Les causes de la sécheresse
Il est délicat d’assigner le réchauffement planétaire comme cause unique aux dérèglements climatiques qui semblent frapper le pays depuis plusieurs années. On observe toutefois deux phénomènes qui s’accordent avec les prévisions des climatologues : une fréquence accrue des sécheresses (qui déjà auparavant frappaient le pays tous les quatre à cinq ans en moyenne) et une augmentation de l’intensité des précipitations, qui entraîne à son tour des inondations dévastatrices, comme en 1998 et en 2008. La saison des pluies, qui était habituellement concentrée sur les mois d’avril et de mai, tarde désormais à venir… quand elle vient. Les populations paysannes ne peuvent plus se fier au calendrier traditionnel des précipitations. Cette combinaison de sécheresses et de pluies intenses et intempestives se traduit par des épisodes de famine sans précédent dans les régions arides et semi-arides du pays. La compétition pour les ressources en eau et en terre s’en trouve exacerbée et se traduit par des affrontements violents, qui ont généralement une dimension ethnique (voir le texte Le changement climatique entraînera-t-il des « guerres de l’eau » ? L’exemple du Darfour ). L’augmentation du coût de la vie en général, et de l’énergie en particulier, a également eu pour conséquence de limiter encore l’accès à l’eau pour nombre de Kenyans.
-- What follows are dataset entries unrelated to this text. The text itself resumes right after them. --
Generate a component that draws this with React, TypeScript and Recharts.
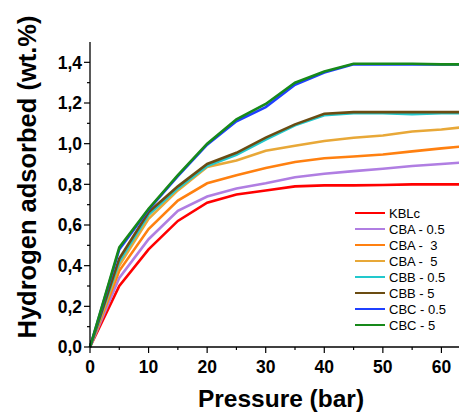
import React from "react";
import { LineChart, Line, XAxis, YAxis, Legend, Label } from "recharts";

const pressure = [0, 5, 10, 15, 20, 25, 30, 35, 40, 45, 50, 55, 60, 65];

const kblc = [0, 0.3, 0.48, 0.62, 0.71, 0.75, 0.77, 0.79, 0.795, 0.795, 0.797, 0.8, 0.8, 0.8];
const cba05 = [0, 0.34, 0.53, 0.67, 0.74, 0.78, 0.805, 0.835, 0.852, 0.865, 0.877, 0.89, 0.9, 0.91];
const cba3 = [0, 0.375, 0.58, 0.72, 0.805, 0.845, 0.88, 0.91, 0.928, 0.937, 0.947, 0.962, 0.977, 0.99];
const cba5 = [0, 0.4, 0.63, 0.77, 0.885, 0.917, 0.965, 0.99, 1.013, 1.029, 1.04, 1.06, 1.07, 1.085];
const cbb05 = [0, 0.42, 0.65, 0.78, 0.89, 0.945, 1.02, 1.09, 1.14, 1.15, 1.15, 1.145, 1.15, 1.15];
const cbb5 = [0, 0.435, 0.663, 0.79, 0.9, 0.955, 1.03, 1.095, 1.147, 1.155, 1.155, 1.155, 1.155, 1.155];
const cbc05 = [0, 0.48, 0.675, 0.84, 0.995, 1.11, 1.18, 1.29, 1.35, 1.39, 1.39, 1.39, 1.39, 1.39];
const cbc5 = [0, 0.49, 0.68, 0.845, 1.0, 1.12, 1.195, 1.3, 1.355, 1.393, 1.393, 1.393, 1.39, 1.39];

const xTicks = [0, 5, 10, 15, 20, 25, 30, 35, 40, 45, 50, 55, 60, 65];
const yTicks = [0, 0.1, 0.2, 0.3, 0.4, 0.5, 0.6, 0.7, 0.8, 0.9, 1.0, 1.1, 1.2, 1.3, 1.4];

const series = [
  { key: "kblc", name: "KBLc", values: kblc, color: "#ff0000" },
  { key: "cba05", name: "CBA - 0.5", values: cba05, color: "#b07ee2" },
  { key: "cba3", name: "CBA -  3", values: cba3, color: "#ff8010" },
  { key: "cba5", name: "CBA -  5", values: cba5, color: "#e8a838" },
  { key: "cbb05", name: "CBB - 0.5", values: cbb05, color: "#22c8cc" },
  { key: "cbb5", name: "CBB - 5", values: cbb5, color: "#6b4c12" },
  { key: "cbc05", name: "CBC - 0.5", values: cbc05, color: "#1f40ff" },
  { key: "cbc5", name: "CBC - 5", values: cbc5, color: "#17891a" },
];

const data = pressure.map((p, i) => {
  const row: Record<string, number> = { p };
  series.forEach((s) => {
    row[s.key] = s.values[i];
  });
  return row;
});

const FONT = "'Liberation Sans', Arial, sans-serif";
const AXIS = { stroke: "#000", strokeWidth: 1.3 };

const BottomTick = (props: any) => {
  const { x, y, payload } = props;
  const major = payload.value % 10 === 0;
  return (
    <g>
      <line x1={x} y1={y} x2={x} y2={y + (major ? 6 : 3)} stroke="#000" strokeWidth={1.2} />
      {major && (
        <text x={x} y={y + 26} textAnchor="middle" fontFamily={FONT} fontWeight="bold" fontSize={17.5} fill="#000">
          {payload.value}
        </text>
      )}
    </g>
  );
};

const TopTick = (props: any) => {
  const { x, y, payload } = props;
  const major = payload.value % 10 === 0;
  return <line x1={x} y1={y} x2={x} y2={y + (major ? 5 : 3)} stroke="#000" strokeWidth={1.2} />;
};

const LeftTick = (props: any) => {
  const { x, y, payload } = props;
  const major = Math.round(payload.value * 10) % 2 === 0;
  return (
    <g>
      <line x1={x} y1={y} x2={x - (major ? 6 : 3)} y2={y} stroke="#000" strokeWidth={1.2} />
      {major && (
        <text x={x - 8} y={y} dy="0.36em" textAnchor="end" fontFamily={FONT} fontWeight="bold" fontSize={17.5} fill="#000">
          {payload.value.toFixed(1).replace(".", ",")}
        </text>
      )}
    </g>
  );
};

const LegendBox = () => (
  <div style={{ fontFamily: FONT, fontSize: 13, color: "#000" }}>
    {series.map((s) => (
      <div key={s.key} style={{ display: "flex", alignItems: "center", height: 16, whiteSpace: "pre" }}>
        <span style={{ display: "inline-block", width: 30, height: 2.5, background: s.color, marginRight: 4 }} />
        <span>{s.name}</span>
      </div>
    ))}
  </div>
);

export default function App() {
  return (
    <div style={{ position: "absolute", left: 0, top: 0, width: 459, height: 413, overflow: "hidden", background: "#fff" }}>
      <LineChart width={500} height={413} data={data} margin={{ top: 42, right: 0, bottom: 0, left: 0 }}>
        <XAxis
          dataKey="p"
          type="number"
          domain={[0, 70]}
          ticks={xTicks}
          interval={0}
          height={66}
          tickSize={0}
          tickMargin={0}
          tickLine={false}
          axisLine={AXIS}
          tick={<BottomTick />}
        >
          <Label
            content={() => (
              <text x={281} y={407} textAnchor="middle" fontFamily={FONT} fontWeight="bold" fontSize={24.5} fill="#000">
                Pressure (bar)
              </text>
            )}
          />
        </XAxis>
        <XAxis
          xAxisId="top"
          orientation="top"
          dataKey="p"
          type="number"
          domain={[0, 70]}
          ticks={xTicks}
          interval={0}
          height={0}
          tickSize={0}
          tickMargin={0}
          tickLine={false}
          axisLine={AXIS}
          tick={<TopTick />}
        />
        <YAxis
          type="number"
          domain={[0, 1.5]}
          ticks={yTicks}
          interval={0}
          width={90}
          tickSize={0}
          tickMargin={0}
          tickLine={false}
          axisLine={AXIS}
          tick={<LeftTick />}
        >
          <Label
            content={() => (
              <text
                x={27}
                y={177}
                transform="rotate(-90 27 177)"
                textAnchor="middle"
                dominantBaseline="central"
                fontFamily={FONT}
                fontWeight="bold"
                fontSize={25.5}
                fill="#000"
              >
                Hydrogen adsorbed (wt.%)
              </text>
            )}
          />
        </YAxis>
        <Legend
          layout="vertical"
          align="center"
          verticalAlign="middle"
          content={<LegendBox />}
          wrapperStyle={{ left: 355, top: 205, width: 110 }}
        />
        {series.map((s) => (
          <Line
            key={s.key}
            dataKey={s.key}
            name={s.name}
            stroke={s.color}
            strokeWidth={2.6}
            dot={false}
            type="linear"
            isAnimationActive={false}
          />
        ))}
      </LineChart>
    </div>
  );
}
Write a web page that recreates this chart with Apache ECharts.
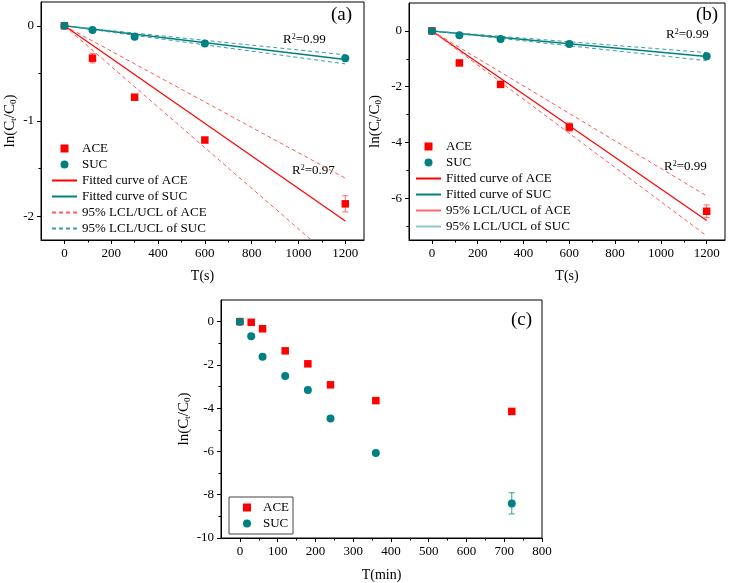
<!DOCTYPE html>
<html>
<head>
<meta charset="utf-8">
<script src="https://cdn.jsdelivr.net/npm/echarts@6/dist/echarts.min.js"></script>
<style>
html,body{margin:0;padding:0;background:#fff;}
#chart{width:732px;height:583px;}
</style>
</head>
<body>
<div id="chart"></div>
<script>
// ---------- Data ----------
// Panel (a)
const aT = [0, 120, 300, 600, 1200];
const aACE = [0, -0.34, -0.75, -1.2, -1.87];
const aACEerr = [0, 0.05, 0, 0, 0.085];
const aSUC = [0, -0.045, -0.115, -0.185, -0.34];
const aSUCerr = [0, 0, 0, 0, 0];
const fitT = [0, 1200];
const aFitACE = [0, -2.05];
const aUclACE = [0, -1.6];
const aLclACE = [0, -2.56];
const aFitSUC = [0, -0.355];
const aUclSUC = [0, -0.305];
const aLclSUC = [0, -0.40];
// Panel (b)
const bT = [0, 120, 300, 600, 1200];
const bACE = [0, -1.15, -1.92, -3.45, -6.47];
const bACEerr = [0, 0, 0, 0.15, 0.23];
const bSUC = [0, -0.16, -0.29, -0.47, -0.91];
const bSUCerr = [0, 0, 0, 0, 0];
const bFitACE = [0, -6.8];
const bUclACE = [0, -5.92];
const bLclACE = [0, -7.35];
const bFitSUC = [0, -0.92];
const bUclSUC = [0, -0.78];
const bLclSUC = [0, -1.07];
// Panel (c)
const cT = [0, 30, 60, 120, 180, 240, 360, 720];
const cACE = [0, -0.03, -0.33, -1.35, -1.95, -2.92, -3.65, -4.15];
const cACEerr = [0, 0, 0, 0, 0, 0, 0, 0];
const cSUC = [0, -0.68, -1.62, -2.51, -3.16, -4.48, -6.07, -8.4];
const cSUCerr = [0, 0, 0, 0, 0, 0, 0, 0.49];
// Tick labels
const abXLabels = [0, 200, 400, 600, 800, 1000, 1200];
const abXMinor = [100, 300, 500, 700, 900, 1100];
const aYLabels = [-2, -1, 0];
const aYMinor = [-1.5, -0.5];
const bYLabels = [-6, -4, -2, 0];
const bYMinor = [-7, -5, -3, -1];
const cXLabels = [0, 100, 200, 300, 400, 500, 600, 700, 800];
const cXMinor = [50, 150, 250, 350, 450, 550, 650, 750];
const cYLabels = [-10, -8, -6, -4, -2, 0];
const cYMinor = [-9, -7, -5, -3, -1];

const NAMES = {
  ace: 'ACE', suc: 'SUC',
  fitAce: 'Fitted curve of ACE', fitSuc: 'Fitted curve of SUC',
  ciAce: '95% LCL/UCL of ACE', ciSuc: '95% LCL/UCL of SUC'
};

// ---------- Styles ----------
const FONT = '"Liberation Serif", "Times New Roman", serif';
const RED = '#ff0000';
const TEAL = '#008080';
const RED_D = '#ff5a5a';
const TEAL_D = '#3a9e9e';
const SQUARE = 'path://M0,0H10V10H0Z';

const zip = (xs, ys) => xs.map((x, i) => [x, ys[i]]);
const plain = v => String(v);

function mainX(grid, min, max, labels, name, gap) {
  return {
    type: 'value', gridIndex: grid, position: 'bottom', min: min, max: max,
    name: name, nameLocation: 'middle', nameGap: gap,
    nameTextStyle: {fontFamily: FONT, fontSize: 14, color: '#000'},
    axisLine: {show: true, onZero: false, lineStyle: {color: '#000', width: 1}},
    axisTick: {show: true, inside: false, length: 4, customValues: labels, lineStyle: {color: '#000'}},
    axisLabel: {show: true, customValues: labels, formatter: plain, fontFamily: FONT, fontSize: 13, color: '#000', margin: 7},
    splitLine: {show: false}
  };
}
function minorX(grid, min, max, ticks) {
  return {
    type: 'value', gridIndex: grid, position: 'bottom', min: min, max: max,
    axisLine: {show: false, onZero: false},
    axisTick: {show: true, inside: false, length: 2.5, customValues: ticks, lineStyle: {color: '#000'}},
    axisLabel: {show: false}, splitLine: {show: false}
  };
}
const yName = 'ln(C{s|t}/C{s|0})';
function mainY(grid, min, max, labels, gap) {
  return {
    type: 'value', gridIndex: grid, position: 'left', min: min, max: max,
    name: yName, nameLocation: 'middle', nameGap: gap,
    nameTextStyle: {fontFamily: FONT, fontSize: 15, color: '#000',
      rich: {s: {fontFamily: FONT, fontSize: 9, color: '#000', verticalAlign: 'bottom', padding: [7, 0, 0, 0]}}},
    axisLine: {show: true, onZero: false, lineStyle: {color: '#000', width: 1}},
    axisTick: {show: true, inside: false, length: 4, customValues: labels, lineStyle: {color: '#000'}},
    axisLabel: {show: true, customValues: labels, formatter: plain, fontFamily: FONT, fontSize: 13, color: '#000', margin: 7},
    splitLine: {show: false}
  };
}
function minorY(grid, min, max, ticks) {
  return {
    type: 'value', gridIndex: grid, position: 'left', min: min, max: max,
    axisLine: {show: false, onZero: false},
    axisTick: {show: true, inside: false, length: 2.5, customValues: ticks, lineStyle: {color: '#000'}},
    axisLabel: {show: false}, splitLine: {show: false}
  };
}

function scatter(name, ax, xs, ys, symbol, color) {
  return {type: 'scatter', name: name, xAxisIndex: ax, yAxisIndex: ax,
    data: zip(xs, ys), symbol: symbol, symbolSize: symbol === 'rect' ? 7.5 : 8,
    itemStyle: {color: color, opacity: 1}, z: 5, silent: true};
}
function line(name, ax, xs, ys, color, dashed, width) {
  return {type: 'line', name: name, xAxisIndex: ax, yAxisIndex: ax,
    data: zip(xs, ys), symbol: 'none', showSymbol: false, clip: true,
    lineStyle: {color: color, width: width, type: dashed ? [4, 3] : 'solid'},
    itemStyle: {color: color}, z: 3, silent: true, animation: false};
}
function errorBars(ax, xs, ys, errs, color) {
  const d = xs.map((x, i) => [x, ys[i], errs[i]]).filter(r => r[2] > 0);
  return {
    type: 'custom', xAxisIndex: ax, yAxisIndex: ax, data: d, z: 4, silent: true,
    renderItem: function (params, api) {
      const x = api.value(0), y = api.value(1), e = api.value(2);
      const t = api.coord([x, y + e]), b = api.coord([x, y - e]);
      const w = 3;
      const st = {stroke: color, lineWidth: 1};
      return {type: 'group', children: [
        {type: 'line', shape: {x1: t[0], y1: t[1], x2: b[0], y2: b[1]}, style: st},
        {type: 'line', shape: {x1: t[0] - w, y1: t[1], x2: t[0] + w, y2: t[1]}, style: st},
        {type: 'line', shape: {x1: b[0] - w, y1: b[1], x2: b[0] + w, y2: b[1]}, style: st}
      ]};
    }
  };
}

const legendBase = {
  orient: 'vertical', itemWidth: 25, itemHeight: 8, itemGap: 3,
  symbolKeepAspect: true,
  textStyle: {fontFamily: FONT, fontSize: 13, color: '#000'},
  selectedMode: false, padding: 0
};
const rText = (left, top, text) => ({type: 'text', left: left, top: top,
  style: {text: text, font: '13px ' + FONT, fill: '#000',
    rich: {p: {fontFamily: FONT, fontSize: 8, verticalAlign: 'top', padding: [0, 0, 6, 0]}}}});

const option = {
  backgroundColor: '#fff',
  animation: false,
  grid: [
    {left: 41, top: 2, width: 323, height: 238, show: true, borderColor: '#000', borderWidth: 1, backgroundColor: 'transparent'},
    {left: 409, top: 3, width: 316, height: 237, show: true, borderColor: '#000', borderWidth: 1, backgroundColor: 'transparent'},
    {left: 221, top: 300, width: 321, height: 238, show: true, borderColor: '#000', borderWidth: 1, backgroundColor: 'transparent'}
  ],
  xAxis: [
    mainX(0, -100, 1280, abXLabels, 'T(s)', 29),
    minorX(0, -100, 1280, abXMinor),
    mainX(1, -100, 1280, abXLabels, 'T(s)', 29),
    minorX(1, -100, 1280, abXMinor),
    mainX(2, -50, 800, cXLabels, 'T(min)', 30),
    minorX(2, -50, 800, cXMinor)
  ],
  yAxis: [
    mainY(0, -2.25, 0.25, aYLabels, 23),
    minorY(0, -2.25, 0.25, aYMinor),
    mainY(1, -7.5, 1, bYLabels, 26),
    minorY(1, -7.5, 1, bYMinor),
    mainY(2, -10, 1, cYLabels, 29),
    minorY(2, -10, 1, cYMinor)
  ],
  legend: [
    Object.assign({}, legendBase, {
      left: 51, top: 142,
      data: [
        {name: NAMES.ace, icon: SQUARE}, {name: NAMES.suc, icon: 'circle'},
        {name: NAMES.fitAce, itemStyle: {opacity: 0}},
        {name: NAMES.fitSuc, itemStyle: {opacity: 0}},
        {name: NAMES.ciAce, itemStyle: {opacity: 0}},
        {name: NAMES.ciSuc, itemStyle: {opacity: 0}}
      ]
    }),
    Object.assign({}, legendBase, {
      left: 415, top: 140,
      data: [
        {name: NAMES.ace, icon: SQUARE}, {name: NAMES.suc, icon: 'circle'},
        {name: NAMES.fitAce, itemStyle: {opacity: 0}},
        {name: NAMES.fitSuc, itemStyle: {opacity: 0}, lineStyle: {width: 2}},
        {name: NAMES.ciAce, itemStyle: {opacity: 0}, lineStyle: {type: 'solid', color: '#ff6a6a'}},
        {name: NAMES.ciSuc, itemStyle: {opacity: 0}, lineStyle: {type: 'solid', color: '#8cc8c8'}}
      ]
    }),
    Object.assign({}, legendBase, {
      left: 229, top: 497, itemWidth: 22,
      padding: [4, 4, 4, 14], borderColor: '#444', borderWidth: 1,
      data: [{name: NAMES.ace, icon: SQUARE}, {name: NAMES.suc, icon: 'circle'}]
    })
  ],
  graphic: [
    {type: 'text', left: 331, top: 6, style: {text: '(a)', font: '19px ' + FONT, fill: '#000'}},
    {type: 'text', left: 696, top: 6, style: {text: '(b)', font: '19px ' + FONT, fill: '#000'}},
    {type: 'text', left: 511, top: 311, style: {text: '(c)', font: '19px ' + FONT, fill: '#000'}},
    rText(283, 33, 'R{p|2}=0.99'),
    rText(292, 164, 'R{p|2}=0.97'),
    rText(666, 28, 'R{p|2}=0.99'),
    rText(664, 160, 'R{p|2}=0.99')
  ],
  series: [
    // Panel (a)
    scatter(NAMES.ace, 0, aT, aACE, 'rect', RED),
    scatter(NAMES.suc, 0, aT, aSUC, 'circle', TEAL),
    line(NAMES.fitAce, 0, fitT, aFitACE, RED, false, 1.2),
    line(NAMES.fitSuc, 0, fitT, aFitSUC, TEAL, false, 1.5),
    line(NAMES.ciAce, 0, fitT, aUclACE, RED_D, true, 1),
    line(NAMES.ciAce, 0, fitT, aLclACE, RED_D, true, 1),
    line(NAMES.ciSuc, 0, fitT, aUclSUC, TEAL_D, true, 1),
    line(NAMES.ciSuc, 0, fitT, aLclSUC, TEAL_D, true, 1),
    errorBars(0, aT, aACE, aACEerr, '#ff6a6a'),
    errorBars(0, aT, aSUC, aSUCerr, TEAL_D),
    // Panel (b)
    scatter(NAMES.ace, 2, bT, bACE, 'rect', RED),
    scatter(NAMES.suc, 2, bT, bSUC, 'circle', TEAL),
    line(NAMES.fitAce, 2, fitT, bFitACE, RED, false, 1.2),
    line(NAMES.fitSuc, 2, fitT, bFitSUC, TEAL, false, 1.5),
    line(NAMES.ciAce, 2, fitT, bUclACE, RED_D, true, 1),
    line(NAMES.ciAce, 2, fitT, bLclACE, RED_D, true, 1),
    line(NAMES.ciSuc, 2, fitT, bUclSUC, TEAL_D, true, 1),
    line(NAMES.ciSuc, 2, fitT, bLclSUC, TEAL_D, true, 1),
    errorBars(2, bT, bACE, bACEerr, '#ff6a6a'),
    errorBars(2, bT, bSUC, bSUCerr, TEAL_D),
    // Panel (c)
    scatter(NAMES.ace, 4, cT, cACE, 'rect', RED),
    scatter(NAMES.suc, 4, cT, cSUC, 'circle', TEAL),
    errorBars(4, cT, cACE, cACEerr, '#ff6a6a'),
    errorBars(4, cT, cSUC, cSUCerr, TEAL_D)
  ]
};

const chart = echarts.init(document.getElementById('chart'), null, {renderer: 'canvas'});
chart.setOption(option);
</script>
</body>
</html>
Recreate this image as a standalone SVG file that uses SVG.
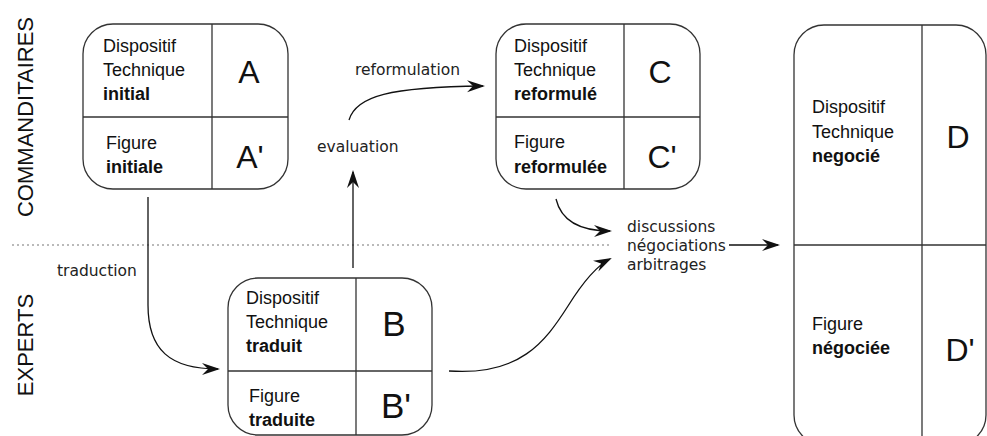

Outre le changement climatique, la principale cause de la sécheresse est la déforestation, elle-même entraînée essentiellement par l’extension de l’agriculture d’exportation. On estime que le Kenya a perdu 98 % de sa couverture forestière originelle. Cette situation dramatique a donné lieu à des mouvements de lutte contre la déforestation comme le Green Belt Movement fondé par Wangari Maathai, prix Nobel de la paix 2004. Or ces forêts étaient, à travers l’évapotranspiration, la première source des précipitations dont bénéficiait le pays, les pluies océaniques n’occupant que la seconde place. C’est donc l’extension de l’agriculture qui aurait elle-même, par le biais de la déforestation, suscité les difficultés qu’elle rencontre à présent.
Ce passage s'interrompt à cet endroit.